Neural Networks and Deep Learning

Posted on January 09, 2018 in course

After my first semester of my Phd program, I decided to relax a bit with my girlfriend and her family and also work in other stuff besides my research and my doctoral program. One of the goals which I proposed was to take the first course of Deep Learning Specialization of Andrew Ng. If you are familiar with my old webpage, I have been talking a little bit about some extra courses I had taken in the past.

For this break I took a course called Neural Networks and Deep Learning which you can access here.

I believe I reach the goal of this course, which was to understand how we can apply Deep Leaning in a variety tasks. Also, I could build, train and apply Deep Neural Networks using Python which also propomoted a nice overview about neural networks architecture.

Week 1

The fist week Andrew Ng gives a brief introduction about Deep Learning which is a branch of Machine Learning. In this study we can use a supervised or unsupervised learning. Dr. Ng gives several examples to illustrated types of applications and its categories.

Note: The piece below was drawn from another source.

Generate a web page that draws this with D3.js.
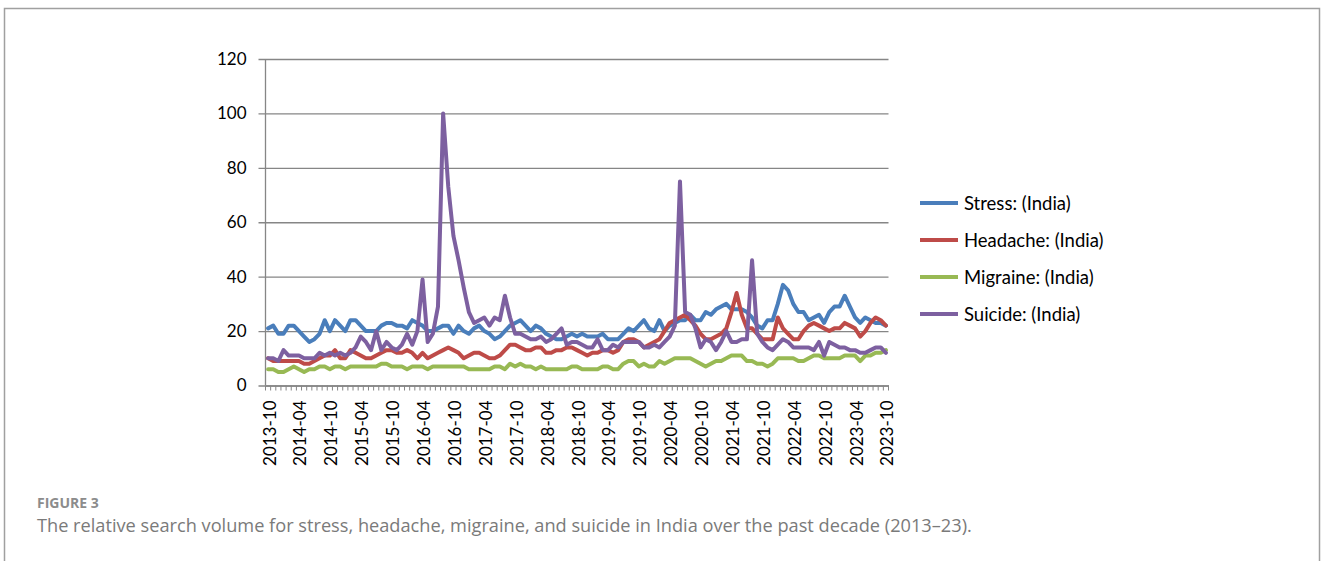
<!DOCTYPE html>
<html>
<head>
<meta charset="utf-8">
<script src="https://cdn.jsdelivr.net/npm/d3@7"></script>
<style>
  html, body { margin: 0; padding: 0; background: #fff; }
  svg { display: block; }
</style>
</head>
<body>
<svg id="chart" width="1327" height="561"></svg>
<script>
// Monthly relative search volume (Google Trends, India), 2013-10 .. 2023-10
const firstMonth = new Date(Date.UTC(2013, 9, 1));
const lastMonth = new Date(Date.UTC(2023, 9, 1));
const categories = d3.utcMonth.range(firstMonth, d3.utcMonth.offset(lastMonth, 1)).map(d3.utcFormat("%Y-%m"));

const tickLabels = [
  "2013-10","2014-04","2014-10","2015-04","2015-10","2016-04","2016-10",
  "2017-04","2017-10","2018-04","2018-10","2019-04","2019-10","2020-04",
  "2020-10","2021-04","2021-10","2022-04","2022-10","2023-04","2023-10"
];
const yTicks = [0, 20, 40, 60, 80, 100, 120];

const seriesNames = ["Stress: (India)", "Headache: (India)", "Migraine: (India)", "Suicide: (India)"];
const seriesColors = ["#4a7ebb", "#be4b48", "#98b954", "#7d60a0"];

const stress = [
  21, 22, 19, 19, 22, 22, 20, 18, 16, 17,
  19, 24, 20, 24, 22, 20, 24, 24, 22, 20,
  20, 20, 22, 23, 23, 22, 22, 21, 24, 23,
  22, 20, 20, 21, 22, 22, 19, 22, 20, 19,
  21, 22, 20, 19, 17, 18, 20, 22, 23, 24,
  22, 20, 22, 21, 19, 18, 17, 17, 18, 19,
  18, 19, 18, 18, 18, 19, 17, 17, 17, 19,
  21, 20, 22, 24, 21, 20, 24, 20, 22, 23,
  24, 24, 26, 24, 24, 27, 26, 28, 29, 30,
  28, 28, 28, 27, 25, 22, 21, 24, 24, 30,
  37, 35, 30, 27, 27, 24, 25, 26, 23, 27,
  29, 29, 33, 29, 25, 23, 25, 24, 23, 23, 22
];

const headache = [
  10, 9, 9, 9, 9, 9, 9, 8, 8, 9,
  10, 11, 11, 13, 10, 10, 13, 12, 11, 10,
  10, 11, 12, 13, 13, 12, 12, 13, 12, 10,
  12, 10, 11, 12, 13, 14, 13, 12, 10, 11,
  12, 12, 11, 10, 10, 11, 13, 15, 15, 14,
  13, 13, 14, 14, 12, 12, 13, 13, 14, 14,
  13, 12, 11, 12, 12, 13, 13, 12, 13, 16,
  17, 17, 16, 14, 15, 16, 17, 20, 23, 24,
  25, 26, 24, 22, 19, 17, 17, 18, 19, 21,
  27, 34, 26, 21, 21, 19, 17, 17, 17, 25,
  21, 19, 17, 17, 20, 22, 23, 22, 21, 20,
  21, 21, 23, 22, 21, 18, 20, 23, 25, 24, 22
];

const migraine = [
  6, 6, 5, 5, 6, 7, 6, 5, 6, 6,
  7, 7, 6, 7, 7, 6, 7, 7, 7, 7,
  7, 7, 8, 8, 7, 7, 7, 6, 7, 7,
  7, 6, 7, 7, 7, 7, 7, 7, 7, 6,
  6, 6, 6, 6, 7, 7, 6, 8, 7, 8,
  7, 7, 6, 7, 6, 6, 6, 6, 6, 7,
  7, 6, 6, 6, 6, 7, 7, 6, 6, 8,
  9, 9, 7, 8, 7, 7, 9, 8, 9, 10,
  10, 10, 10, 9, 8, 7, 8, 9, 9, 10,
  11, 11, 11, 9, 9, 8, 8, 7, 8, 10,
  10, 10, 10, 9, 9, 10, 11, 11, 10, 10,
  10, 10, 11, 11, 11, 9, 11, 11, 12, 12, 13
];

const suicide = [
  10, 10, 9, 13, 11, 11, 11, 10, 10, 10,
  12, 11, 12, 11, 12, 11, 12, 14, 18, 16,
  13, 20, 13, 16, 14, 13, 15, 19, 15, 20,
  39, 16, 19, 29, 100, 73, 55, 46, 36, 27,
  23, 24, 25, 22, 25, 24, 33, 25, 19, 19,
  18, 17, 17, 18, 16, 17, 19, 21, 15, 16,
  16, 15, 14, 14, 17, 13, 13, 15, 14, 16,
  16, 16, 16, 14, 14, 15, 14, 16, 18, 22,
  75, 27, 26, 21, 14, 17, 16, 13, 16, 20,
  16, 16, 17, 17, 46, 19, 16, 14, 13, 15,
  17, 16, 14, 14, 14, 14, 13, 16, 11, 16,
  15, 14, 14, 13, 13, 12, 12, 13, 14, 14, 12
];

const seriesValues = [stress, headache, migraine, suicide];

// ---- layout ----
const plot = { left: 265.5, right: 888.5, top: 59, bottom: 385.5 };
const axisGrey = "#868686";
const chartFont = "Lato, 'Open Sans', sans-serif";
const axisFontSize = 17;
const legendFontSize = 18.5;

const svg = d3.select("#chart");

// outer figure frame
svg.append("rect")
  .attr("x", 4.5).attr("y", 8.5)
  .attr("width", 1315).attr("height", 570)
  .attr("fill", "#fff")
  .attr("stroke", "#a0a0a0")
  .attr("stroke-width", 1.5);

const x = d3.scaleBand().domain(categories).range([plot.left, plot.right]).paddingInner(0).paddingOuter(0);
const cx = c => x(c) + x.bandwidth() / 2;
const y = d3.scaleLinear().domain([0, 120]).range([plot.bottom, plot.top]);

// horizontal gridlines + y labels
const yAxis = d3.axisLeft(y)
  .tickValues(yTicks)
  .tickFormat(d3.format("d"))
  .tickSizeInner(-(plot.right - (plot.left - 7)))
  .tickSizeOuter(0)
  .tickPadding(12);

const gy = svg.append("g")
  .attr("transform", `translate(${plot.left - 7},0)`)
  .call(yAxis);
gy.select(".domain").remove();
gy.selectAll(".tick line").attr("stroke", axisGrey).attr("stroke-width", 1.3);
gy.selectAll(".tick text")
  .attr("fill", "#000")
  .style("font-family", chartFont)
  .style("font-size", axisFontSize + "px");

// vertical axis line
svg.append("line")
  .attr("x1", plot.left).attr("x2", plot.left)
  .attr("y1", plot.top).attr("y2", plot.bottom)
  .attr("stroke", axisGrey).attr("stroke-width", 1.3);

// category axis: labels every six months, rotated
const xAxis = d3.axisBottom(x)
  .tickValues(tickLabels)
  .tickSize(0)
  .tickPadding(0);

const gx = svg.append("g")
  .attr("transform", `translate(0,${plot.bottom})`)
  .call(xAxis);
gx.select(".domain")
  .attr("stroke", axisGrey).attr("stroke-width", 1.3);
gx.selectAll(".tick text")
  .attr("fill", "#000")
  .style("font-family", chartFont)
  .style("font-size", axisFontSize + "px")
  .attr("text-anchor", "end")
  .attr("dy", null)
  .attr("dominant-baseline", "central")
  .attr("transform", "translate(1,15) rotate(-90)")
  .attr("y", 0);

// minor tick marks on category boundaries
const boundaries = categories.map(c => x(c)).concat([plot.right]);
gx.append("g").selectAll("line")
  .data(boundaries)
  .join("line")
  .attr("x1", d => d).attr("x2", d => d)
  .attr("y1", 0).attr("y2", 5)
  .attr("stroke", axisGrey).attr("stroke-width", 1);

// series lines
const line = d3.line()
  .x((d, i) => cx(categories[i]))
  .y(d => y(d))
  .curve(d3.curveLinear);

svg.append("g").selectAll("path")
  .data(seriesValues)
  .join("path")
  .attr("d", d => line(d))
  .attr("fill", "none")
  .attr("stroke", (d, i) => seriesColors[i])
  .attr("stroke-width", 4)
  .attr("stroke-linejoin", "round")
  .attr("stroke-linecap", "round");

// legend
const legend = svg.append("g").attr("transform", "translate(920,203)");
const items = legend.selectAll("g")
  .data(seriesNames)
  .join("g")
  .attr("transform", (d, i) => `translate(0,${i * 37})`);
items.append("line")
  .attr("x1", 0).attr("x2", 38)
  .attr("y1", 0).attr("y2", 0)
  .attr("stroke", (d, i) => seriesColors[i])
  .attr("stroke-width", 4);
items.append("text")
  .attr("x", 44).attr("y", 0)
  .attr("dominant-baseline", "central")
  .style("font-family", chartFont)
  .style("font-size", legendFontSize + "px")
  .attr("fill", "#000")
  .text(d => d);

// figure caption
svg.append("text")
  .attr("x", 37).attr("y", 508)
  .style("font-family", "'Open Sans', sans-serif")
  .style("font-size", "14px")
  .style("font-weight", 700)
  .attr("fill", "#8c8c8c")
  .text("FIGURE 3");

svg.append("text")
  .attr("x", 37).attr("y", 532)
  .style("font-family", "'Open Sans', sans-serif")
  .style("font-size", "18.2px")
  .attr("fill", "#7a7a7a")
  .text("The relative search volume for stress, headache, migraine, and suicide in India over the past decade (2013\u201323).");
</script>
</body>
</html>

Here is some materials and notes:

What is neural network?
Supervised learning for Neural Network
Why is deep learning taking off?

Also, in the first week Andrew Ng interview Geoffrey Hinton (http://www.cs.toronto.edu/~hinton/) who is a pioner in Artificial Neural Networks.

Week 2

In the week 2 I was able to build the first image recognition algorithm using logistic regression which can recognize cats with 70% accuracy.

Interpretation:

Different learning rates give different costs and thus different predictions results.
If the learning rate is too large (0.01), the cost may oscillate up and down. It may even diverge (though in this example, using 0.01 still eventually ends up at a good value for the cost).
A lower cost doesn't mean a better model. You have to check if there is possibly overfitting. It happens when the training accuracy is a lot higher than the test accuracy.
In deep learning, we usually recommend that you:
- Choose the learning rate that better minimizes the cost function.
- If your model overfits, use other techniques to reduce overfitting. (We'll talk about this in later videos.)

Week 3

In the week 3 programming assignment I could build my first neural network with a single hidden layer to generate red and blue points to form a flower and then fit a neural network to correctly classify the points.

Interpretation:

The larger models (with more hidden units) are able to fit the training set better, until eventually the largest models overfit the data.
The best hidden layer size seems to be around n_h = 5. Indeed, a value around here seems to fits the data well without also incurring noticable overfitting.
You will also learn later about regularization, which lets you use very large models (such as n_h = 50) without much overfitting.